Pictures in the data below are not part of the copy; transcribe everything else exactly.

───

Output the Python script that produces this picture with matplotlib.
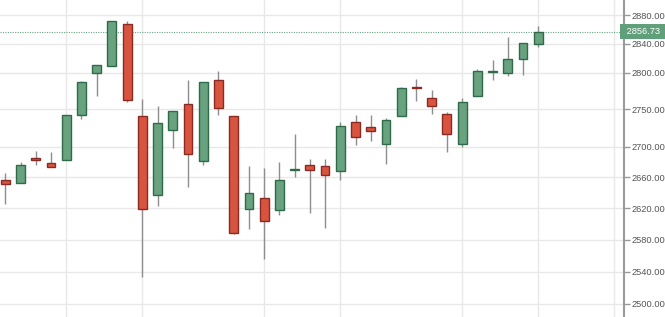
import matplotlib
matplotlib.use('Agg')
import matplotlib.pyplot as plt
import matplotlib.transforms as mtransforms
from matplotlib.ticker import FixedLocator, FuncFormatter, NullLocator, NullFormatter

# ---- data ----
opens  = [2656.5, 2652.2, 2685.7, 2678.7, 2683.0, 2743.0, 2799.0, 2808.6, 2867.4, 2740.7,
          2636.7, 2722.4, 2757.7, 2681.0, 2790.0, 2741.5, 2619.4, 2633.6, 2617.4, 2669.2,
          2675.7, 2674.4, 2668.7, 2732.7, 2726.4, 2704.2, 2741.0, 2780.3, 2765.8, 2743.4,
          2704.2, 2767.7, 2800.8, 2799.0, 2818.7, 2840.0]
highs  = [2666.0, 2680.0, 2694.5, 2692.8, 2743.0, 2788.5, 2810.0, 2872.0, 2871.2, 2764.0,
          2754.5, 2747.4, 2790.0, 2786.7, 2802.2, 2741.5, 2674.8, 2672.6, 2680.0, 2717.1,
          2683.6, 2683.6, 2733.1, 2742.5, 2742.5, 2738.0, 2780.7, 2791.2, 2775.8, 2746.1,
          2765.4, 2804.5, 2817.3, 2849.2, 2840.5, 2864.6]
lows   = [2625.5, 2652.2, 2676.1, 2673.0, 2683.0, 2736.7, 2768.5, 2808.6, 2760.4, 2533.6,
          2623.3, 2698.1, 2647.0, 2676.1, 2742.5, 2586.8, 2593.1, 2555.3, 2611.4, 2660.8,
          2613.6, 2595.2, 2656.1, 2702.8, 2707.3, 2677.4, 2740.5, 2761.7, 2743.4, 2692.8,
          2699.8, 2767.7, 2789.4, 2795.3, 2796.3, 2835.7]
closes = [2650.9, 2675.7, 2682.7, 2673.1, 2742.9, 2786.7, 2810.0, 2872.0, 2762.3, 2619.0,
          2731.3, 2747.4, 2691.0, 2786.7, 2751.9, 2588.1, 2640.0, 2604.1, 2656.5, 2670.5,
          2670.0, 2663.4, 2727.3, 2712.7, 2721.0, 2735.3, 2779.0, 2779.3, 2754.1, 2717.4,
          2760.4, 2801.8, 2802.2, 2819.1, 2840.5, 2856.73]
last_price = 2856.73
y_ticks = [2500, 2540, 2580, 2620, 2660, 2700, 2750, 2800, 2840, 2880]
vgrid_idx = [4, 9, 17, 22, 30, 35, 40]

# ---- style ----
GREEN_FILL, GREEN_EDGE = '#68a27f', '#2f6b48'
RED_FILL, RED_EDGE = '#d9543f', '#8a2a22'
WICK = '#8e8e8e'
GRID = '#e8e8e8'
plt.rcParams['font.family'] = ['Liberation Sans', 'DejaVu Sans']

fig = plt.figure(figsize=(6.65, 3.17), dpi=100)
ax = fig.add_axes([0, 0, 623.5 / 665, 1])
ax.set_yscale('log')

xs = list(range(len(opens)))
ax.vlines(xs, lows, highs, color=WICK, lw=1.0, zorder=2)

bottoms = [min(o, c) for o, c in zip(opens, closes)]
heights = [max(abs(c - o), 0.4) for o, c in zip(opens, closes)]
fills = [GREEN_FILL if c >= o else RED_FILL for o, c in zip(opens, closes)]
edges = [GREEN_EDGE if c >= o else RED_EDGE for o, c in zip(opens, closes)]
ax.bar(xs, heights, bottom=bottoms, width=0.58, color=fills, edgecolor=edges,
       linewidth=1.0, zorder=3)

ax.axhline(last_price, color='#6aa583', lw=0.8, ls=(0, (1, 1.2)), zorder=1)

ax.set_xlim(-0.35, 40.6)
ax.set_ylim(2484.1, 2901.3)

# y axis on the right
ax.yaxis.set_major_locator(FixedLocator(y_ticks))
ax.yaxis.set_major_formatter(FuncFormatter(lambda v, p: f'{v:.2f}'))
ax.yaxis.set_minor_locator(NullLocator())
ax.yaxis.set_minor_formatter(NullFormatter())
ax.yaxis.tick_right()
ax.tick_params(axis='y', which='major', length=4, width=1, color='#999999',
               labelsize=6.7, labelcolor='#555555', pad=2)

ax.set_xticks(vgrid_idx)
ax.tick_params(axis='x', length=0, labelbottom=False)

ax.grid(True, color=GRID, lw=1.0, zorder=0)
ax.set_axisbelow(True)

for s in ['top', 'left', 'bottom']:
    ax.spines[s].set_visible(False)
ax.spines['right'].set_color('#9a9a9a')
ax.spines['right'].set_linewidth(1.5)

trans = mtransforms.blended_transform_factory(ax.transAxes, ax.transData)
ax.text(1.0, last_price, ' 2856.73 ', transform=trans, ha='left', va='center',
        fontsize=6.7, color='white', clip_on=False, zorder=5,
        bbox=dict(boxstyle='square,pad=0.35', facecolor='#5fa07b', edgecolor='none'))

fig.savefig('out.png', dpi=100)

───

Full response
Output the Python script that produces this picture with matplotlib.
import matplotlib
matplotlib.use('Agg')
import matplotlib.pyplot as plt
import matplotlib.transforms as mtransforms
from matplotlib.ticker import FixedLocator, FuncFormatter, NullLocator, NullFormatter

# ---- data ----
opens  = [2656.5, 2652.2, 2685.7, 2678.7, 2683.0, 2743.0, 2799.0, 2808.6, 2867.4, 2740.7,
          2636.7, 2722.4, 2757.7, 2681.0, 2790.0, 2741.5, 2619.4, 2633.6, 2617.4, 2669.2,
          2675.7, 2674.4, 2668.7, 2732.7, 2726.4, 2704.2, 2741.0, 2780.3, 2765.8, 2743.4,
          2704.2, 2767.7, 2800.8, 2799.0, 2818.7, 2840.0]
highs  = [2666.0, 2680.0, 2694.5, 2692.8, 2743.0, 2788.5, 2810.0, 2872.0, 2871.2, 2764.0,
          2754.5, 2747.4, 2790.0, 2786.7, 2802.2, 2741.5, 2674.8, 2672.6, 2680.0, 2717.1,
          2683.6, 2683.6, 2733.1, 2742.5, 2742.5, 2738.0, 2780.7, 2791.2, 2775.8, 2746.1,
          2765.4, 2804.5, 2817.3, 2849.2, 2840.5, 2864.6]
lows   = [2625.5, 2652.2, 2676.1, 2673.0, 2683.0, 2736.7, 2768.5, 2808.6, 2760.4, 2533.6,
          2623.3, 2698.1, 2647.0, 2676.1, 2742.5, 2586.8, 2593.1, 2555.3, 2611.4, 2660.8,
          2613.6, 2595.2, 2656.1, 2702.8, 2707.3, 2677.4, 2740.5, 2761.7, 2743.4, 2692.8,
          2699.8, 2767.7, 2789.4, 2795.3, 2796.3, 2835.7]
closes = [2650.9, 2675.7, 2682.7, 2673.1, 2742.9, 2786.7, 2810.0, 2872.0, 2762.3, 2619.0,
          2731.3, 2747.4, 2691.0, 2786.7, 2751.9, 2588.1, 2640.0, 2604.1, 2656.5, 2670.5,
          2670.0, 2663.4, 2727.3, 2712.7, 2721.0, 2735.3, 2779.0, 2779.3, 2754.1, 2717.4,
          2760.4, 2801.8, 2802.2, 2819.1, 2840.5, 2856.73]
last_price = 2856.73
y_ticks = [2500, 2540, 2580, 2620, 2660, 2700, 2750, 2800, 2840, 2880]
vgrid_idx = [4, 9, 17, 22, 30, 35, 40]

# ---- style ----
GREEN_FILL, GREEN_EDGE = '#68a27f', '#2f6b48'
RED_FILL, RED_EDGE = '#d9543f', '#8a2a22'
WICK = '#8e8e8e'
GRID = '#e8e8e8'
plt.rcParams['font.family'] = ['Liberation Sans', 'DejaVu Sans']

fig = plt.figure(figsize=(6.65, 3.17), dpi=100)
ax = fig.add_axes([0, 0, 623.5 / 665, 1])
ax.set_yscale('log')

xs = list(range(len(opens)))
ax.vlines(xs, lows, highs, color=WICK, lw=1.0, zorder=2)

bottoms = [min(o, c) for o, c in zip(opens, closes)]
heights = [max(abs(c - o), 0.4) for o, c in zip(opens, closes)]
fills = [GREEN_FILL if c >= o else RED_FILL for o, c in zip(opens, closes)]
edges = [GREEN_EDGE if c >= o else RED_EDGE for o, c in zip(opens, closes)]
ax.bar(xs, heights, bottom=bottoms, width=0.58, color=fills, edgecolor=edges,
       linewidth=1.0, zorder=3)

ax.axhline(last_price, color='#6aa583', lw=0.8, ls=(0, (1, 1.2)), zorder=1)

ax.set_xlim(-0.35, 40.6)
ax.set_ylim(2484.1, 2901.3)

# y axis on the right
ax.yaxis.set_major_locator(FixedLocator(y_ticks))
ax.yaxis.set_major_formatter(FuncFormatter(lambda v, p: f'{v:.2f}'))
ax.yaxis.set_minor_locator(NullLocator())
ax.yaxis.set_minor_formatter(NullFormatter())
ax.yaxis.tick_right()
ax.tick_params(axis='y', which='major', length=4, width=1, color='#999999',
               labelsize=6.7, labelcolor='#555555', pad=2)

ax.set_xticks(vgrid_idx)
ax.tick_params(axis='x', length=0, labelbottom=False)

ax.grid(True, color=GRID, lw=1.0, zorder=0)
ax.set_axisbelow(True)

for s in ['top', 'left', 'bottom']:
    ax.spines[s].set_visible(False)
ax.spines['right'].set_color('#9a9a9a')
ax.spines['right'].set_linewidth(1.5)

trans = mtransforms.blended_transform_factory(ax.transAxes, ax.transData)
ax.text(1.0, last_price, ' 2856.73 ', transform=trans, ha='left', va='center',
        fontsize=6.7, color='white', clip_on=False, zorder=5,
        bbox=dict(boxstyle='square,pad=0.35', facecolor='#5fa07b', edgecolor='none'))

fig.savefig('out.png', dpi=100)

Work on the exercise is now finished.